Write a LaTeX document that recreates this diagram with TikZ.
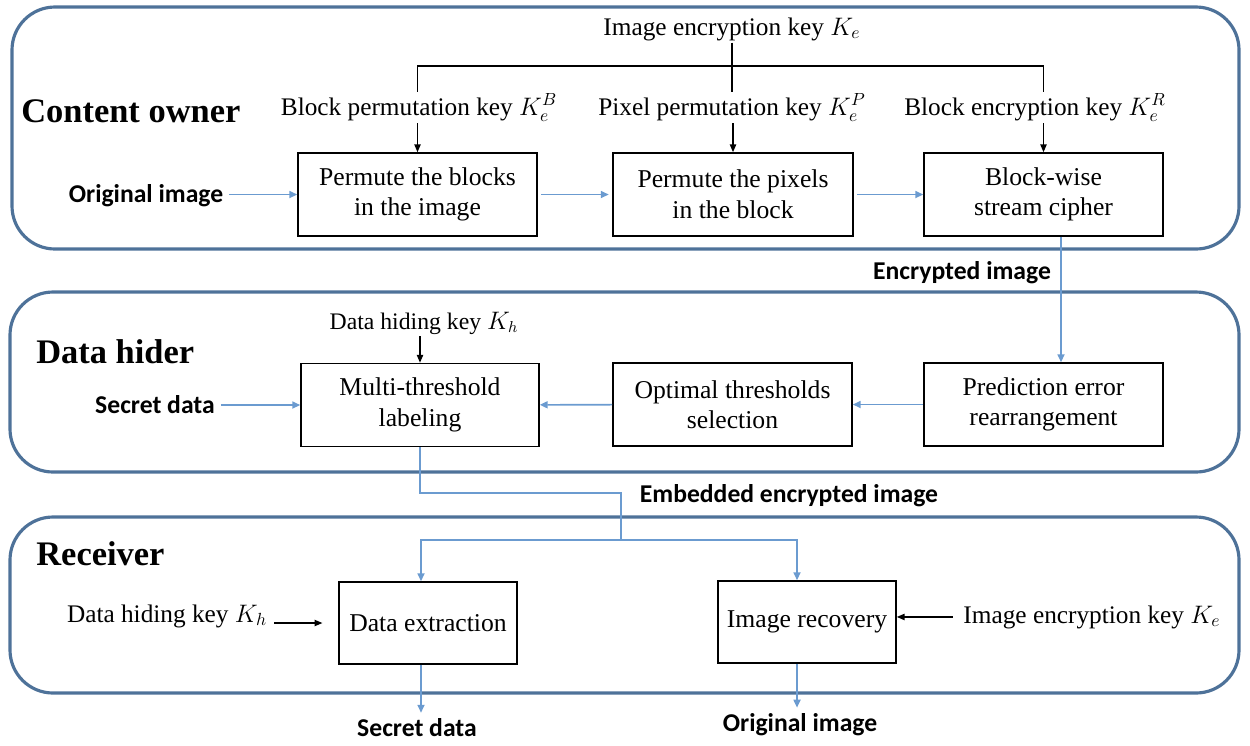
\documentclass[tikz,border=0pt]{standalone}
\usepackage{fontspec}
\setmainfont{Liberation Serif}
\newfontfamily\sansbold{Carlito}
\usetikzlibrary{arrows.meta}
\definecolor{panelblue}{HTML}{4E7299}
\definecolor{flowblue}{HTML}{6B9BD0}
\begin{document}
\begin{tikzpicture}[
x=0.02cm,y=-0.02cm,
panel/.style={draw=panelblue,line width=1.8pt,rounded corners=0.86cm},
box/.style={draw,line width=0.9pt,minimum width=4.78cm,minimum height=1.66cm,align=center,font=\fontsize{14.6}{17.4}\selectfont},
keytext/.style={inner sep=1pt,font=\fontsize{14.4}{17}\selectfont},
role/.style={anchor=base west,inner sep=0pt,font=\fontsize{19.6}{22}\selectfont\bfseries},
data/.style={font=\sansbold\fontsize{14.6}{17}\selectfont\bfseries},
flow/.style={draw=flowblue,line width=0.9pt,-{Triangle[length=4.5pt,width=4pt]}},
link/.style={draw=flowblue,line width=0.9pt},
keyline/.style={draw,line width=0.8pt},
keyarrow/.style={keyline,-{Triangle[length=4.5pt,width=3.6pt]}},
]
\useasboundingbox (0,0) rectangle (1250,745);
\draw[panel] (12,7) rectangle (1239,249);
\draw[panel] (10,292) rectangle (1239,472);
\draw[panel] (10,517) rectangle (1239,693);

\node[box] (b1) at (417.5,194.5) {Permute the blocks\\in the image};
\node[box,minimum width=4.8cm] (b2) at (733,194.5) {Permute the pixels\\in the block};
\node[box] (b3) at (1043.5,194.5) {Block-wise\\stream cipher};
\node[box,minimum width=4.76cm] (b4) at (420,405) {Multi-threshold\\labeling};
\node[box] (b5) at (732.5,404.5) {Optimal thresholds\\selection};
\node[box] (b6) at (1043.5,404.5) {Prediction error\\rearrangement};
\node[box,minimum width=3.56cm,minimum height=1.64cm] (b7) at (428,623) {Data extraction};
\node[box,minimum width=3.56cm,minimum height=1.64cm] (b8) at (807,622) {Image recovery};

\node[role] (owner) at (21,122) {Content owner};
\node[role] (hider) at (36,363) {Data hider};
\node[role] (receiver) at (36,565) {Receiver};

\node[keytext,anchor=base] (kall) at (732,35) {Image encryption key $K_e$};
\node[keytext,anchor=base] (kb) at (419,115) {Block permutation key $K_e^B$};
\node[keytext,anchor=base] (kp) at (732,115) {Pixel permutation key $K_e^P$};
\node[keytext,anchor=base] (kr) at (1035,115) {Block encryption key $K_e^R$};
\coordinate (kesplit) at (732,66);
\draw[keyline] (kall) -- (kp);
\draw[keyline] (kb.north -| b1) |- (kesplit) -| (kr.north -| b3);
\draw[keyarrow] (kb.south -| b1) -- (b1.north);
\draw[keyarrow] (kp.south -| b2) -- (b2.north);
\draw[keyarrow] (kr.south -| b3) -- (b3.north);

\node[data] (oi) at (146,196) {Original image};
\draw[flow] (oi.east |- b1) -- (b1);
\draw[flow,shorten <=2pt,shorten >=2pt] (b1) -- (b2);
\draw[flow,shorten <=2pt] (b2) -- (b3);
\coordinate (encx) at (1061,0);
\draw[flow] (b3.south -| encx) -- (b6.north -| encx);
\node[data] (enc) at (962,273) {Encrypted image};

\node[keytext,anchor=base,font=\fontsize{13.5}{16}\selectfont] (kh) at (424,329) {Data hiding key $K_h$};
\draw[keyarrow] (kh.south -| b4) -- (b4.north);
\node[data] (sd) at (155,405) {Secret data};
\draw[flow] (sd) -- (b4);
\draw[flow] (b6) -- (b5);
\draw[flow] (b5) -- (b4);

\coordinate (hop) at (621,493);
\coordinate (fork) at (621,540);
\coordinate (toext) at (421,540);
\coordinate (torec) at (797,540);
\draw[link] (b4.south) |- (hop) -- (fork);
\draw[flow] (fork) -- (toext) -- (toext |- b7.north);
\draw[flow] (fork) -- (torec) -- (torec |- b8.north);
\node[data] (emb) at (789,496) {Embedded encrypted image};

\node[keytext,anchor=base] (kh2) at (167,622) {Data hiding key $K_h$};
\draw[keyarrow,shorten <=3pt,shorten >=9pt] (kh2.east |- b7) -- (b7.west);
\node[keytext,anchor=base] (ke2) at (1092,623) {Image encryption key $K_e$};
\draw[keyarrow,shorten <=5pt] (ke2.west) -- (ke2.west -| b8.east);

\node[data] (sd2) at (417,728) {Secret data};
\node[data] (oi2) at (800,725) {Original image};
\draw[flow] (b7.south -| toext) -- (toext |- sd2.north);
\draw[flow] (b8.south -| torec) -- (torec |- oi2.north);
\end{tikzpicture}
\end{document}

********

(GOAL OF THE EXERCISE) Return only the lines running from the top of the data to the line that holds "(10,517) rectangle (1239,693);". Include both of those lines, but skip the pictures.

(FULL OUTPUT)
Write a LaTeX document that recreates this diagram with TikZ.
\documentclass[tikz,border=0pt]{standalone}
\usepackage{fontspec}
\setmainfont{Liberation Serif}
\newfontfamily\sansbold{Carlito}
\usetikzlibrary{arrows.meta}
\definecolor{panelblue}{HTML}{4E7299}
\definecolor{flowblue}{HTML}{6B9BD0}
\begin{document}
\begin{tikzpicture}[
x=0.02cm,y=-0.02cm,
panel/.style={draw=panelblue,line width=1.8pt,rounded corners=0.86cm},
box/.style={draw,line width=0.9pt,minimum width=4.78cm,minimum height=1.66cm,align=center,font=\fontsize{14.6}{17.4}\selectfont},
keytext/.style={inner sep=1pt,font=\fontsize{14.4}{17}\selectfont},
role/.style={anchor=base west,inner sep=0pt,font=\fontsize{19.6}{22}\selectfont\bfseries},
data/.style={font=\sansbold\fontsize{14.6}{17}\selectfont\bfseries},
flow/.style={draw=flowblue,line width=0.9pt,-{Triangle[length=4.5pt,width=4pt]}},
link/.style={draw=flowblue,line width=0.9pt},
keyline/.style={draw,line width=0.8pt},
keyarrow/.style={keyline,-{Triangle[length=4.5pt,width=3.6pt]}},
]
\useasboundingbox (0,0) rectangle (1250,745);
\draw[panel] (12,7) rectangle (1239,249);
\draw[panel] (10,292) rectangle (1239,472);
\draw[panel] (10,517) rectangle (1239,693);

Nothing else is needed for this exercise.